### PROBLEM TO SOLVE
Up to and including the line with "ax.grid(axis='y', color=grid_color, linewidth=1.5, zorder=0)", write out the listing from its first line, minus the pictures.

### INFORMATION SHOWN

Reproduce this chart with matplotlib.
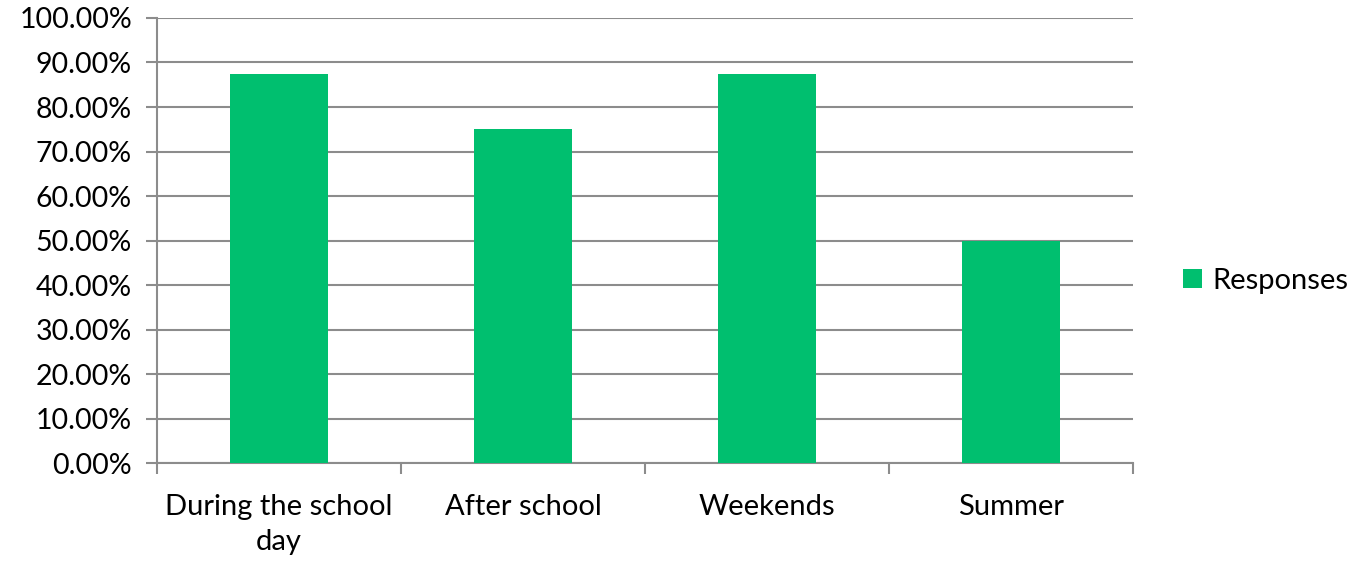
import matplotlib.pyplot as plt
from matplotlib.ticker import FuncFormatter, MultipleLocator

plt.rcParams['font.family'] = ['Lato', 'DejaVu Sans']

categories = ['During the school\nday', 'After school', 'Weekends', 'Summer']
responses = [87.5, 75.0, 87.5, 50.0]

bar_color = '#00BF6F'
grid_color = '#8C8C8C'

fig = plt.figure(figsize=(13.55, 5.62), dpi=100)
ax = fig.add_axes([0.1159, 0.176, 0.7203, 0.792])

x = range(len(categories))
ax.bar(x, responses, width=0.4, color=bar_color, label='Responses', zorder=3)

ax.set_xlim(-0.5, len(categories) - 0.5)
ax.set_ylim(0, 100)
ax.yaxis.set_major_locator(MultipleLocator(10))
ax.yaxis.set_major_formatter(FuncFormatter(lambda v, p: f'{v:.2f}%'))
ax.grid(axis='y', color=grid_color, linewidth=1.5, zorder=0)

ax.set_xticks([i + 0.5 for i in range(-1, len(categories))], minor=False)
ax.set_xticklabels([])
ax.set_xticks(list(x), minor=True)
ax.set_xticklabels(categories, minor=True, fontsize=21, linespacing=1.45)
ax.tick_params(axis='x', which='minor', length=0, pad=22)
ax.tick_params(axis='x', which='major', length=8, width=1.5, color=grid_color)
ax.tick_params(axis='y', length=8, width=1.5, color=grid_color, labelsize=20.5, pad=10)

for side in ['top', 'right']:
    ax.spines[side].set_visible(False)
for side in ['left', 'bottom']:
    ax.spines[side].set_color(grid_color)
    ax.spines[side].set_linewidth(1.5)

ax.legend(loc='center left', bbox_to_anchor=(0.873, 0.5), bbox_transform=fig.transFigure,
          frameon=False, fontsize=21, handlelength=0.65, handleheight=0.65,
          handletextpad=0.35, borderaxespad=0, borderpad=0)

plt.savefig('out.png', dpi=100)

### RESULT OF THIS TASK
Reproduce this chart with matplotlib.
import matplotlib.pyplot as plt
from matplotlib.ticker import FuncFormatter, MultipleLocator

plt.rcParams['font.family'] = ['Lato', 'DejaVu Sans']

categories = ['During the school\nday', 'After school', 'Weekends', 'Summer']
responses = [87.5, 75.0, 87.5, 50.0]

bar_color = '#00BF6F'
grid_color = '#8C8C8C'

fig = plt.figure(figsize=(13.55, 5.62), dpi=100)
ax = fig.add_axes([0.1159, 0.176, 0.7203, 0.792])

x = range(len(categories))
ax.bar(x, responses, width=0.4, color=bar_color, label='Responses', zorder=3)

ax.set_xlim(-0.5, len(categories) - 0.5)
ax.set_ylim(0, 100)
ax.yaxis.set_major_locator(MultipleLocator(10))
ax.yaxis.set_major_formatter(FuncFormatter(lambda v, p: f'{v:.2f}%'))
ax.grid(axis='y', color=grid_color, linewidth=1.5, zorder=0)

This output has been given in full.